Apart from the ravages of World War Two, the most important factor in the disappearance of rural life on Učka and Ćićarija in the 20th century was the change of social and economic circumstances, resulting in more and more people abandoning their traditional ways and moving to the towns. Many beautiful rural houses and most of the shepherds’ huts are today only ruins. This change did not affect only human communities and culture: pastures, on which today only a few sheep graze compared with the past, are being rapidly overgrown by thicket and macchia. This is resulting in the loss of habitats for many important plant and animal species, and the disappearance of a valuable example of peaceful human coexistence with nature.
However, today, after the end of the century in which this process began, we can notice a renewal of interest in the traditional culture and way of life, and in authentic, healthier ecological products. This is probably a reaction to the fast-paced modern world of mass production and consumption, and is best reflected in the increasing interest in events aimed at promoting traditional values such as the Učka Fair. These values represent a foundation for the development of sustainable tourism in this area: modern visitors appreciate authentic original culture that reflects its roots and origins.

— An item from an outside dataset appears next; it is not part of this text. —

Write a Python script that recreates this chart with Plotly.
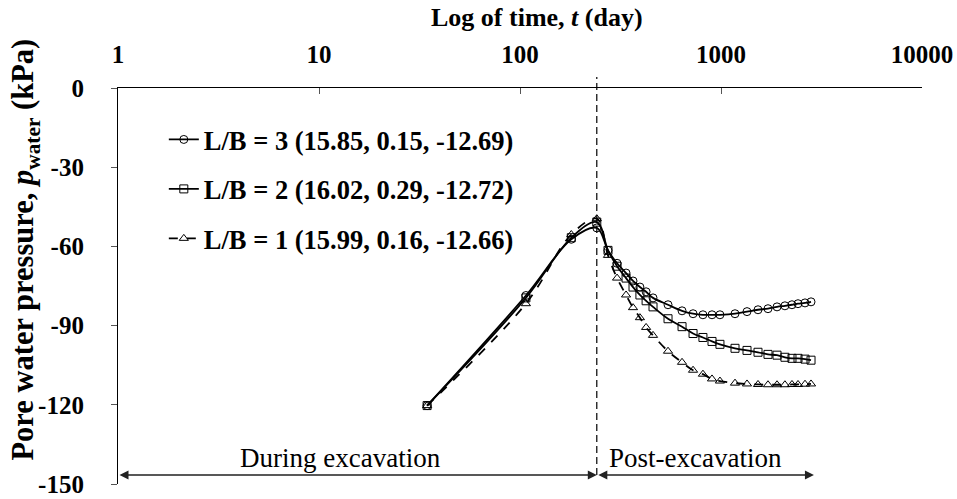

This traditional way of life has not yet been entirely lost – some sheep still graze on the pastures of Učka and Ćićarija, and some households still produce cheese. Old stories, local customs, and even the traditional plant and animal species that used to be cultivated here, are today being collected and preserved thanks to the efforts of local people and experts. The fact that there is a wide interest and awareness about the need to preserve cultural roots and achieve sustainable coexistence with nature in our society gives hope that we will be able to preserve these values and restore the meaning and dignity of the culture and way of life from which they emerged.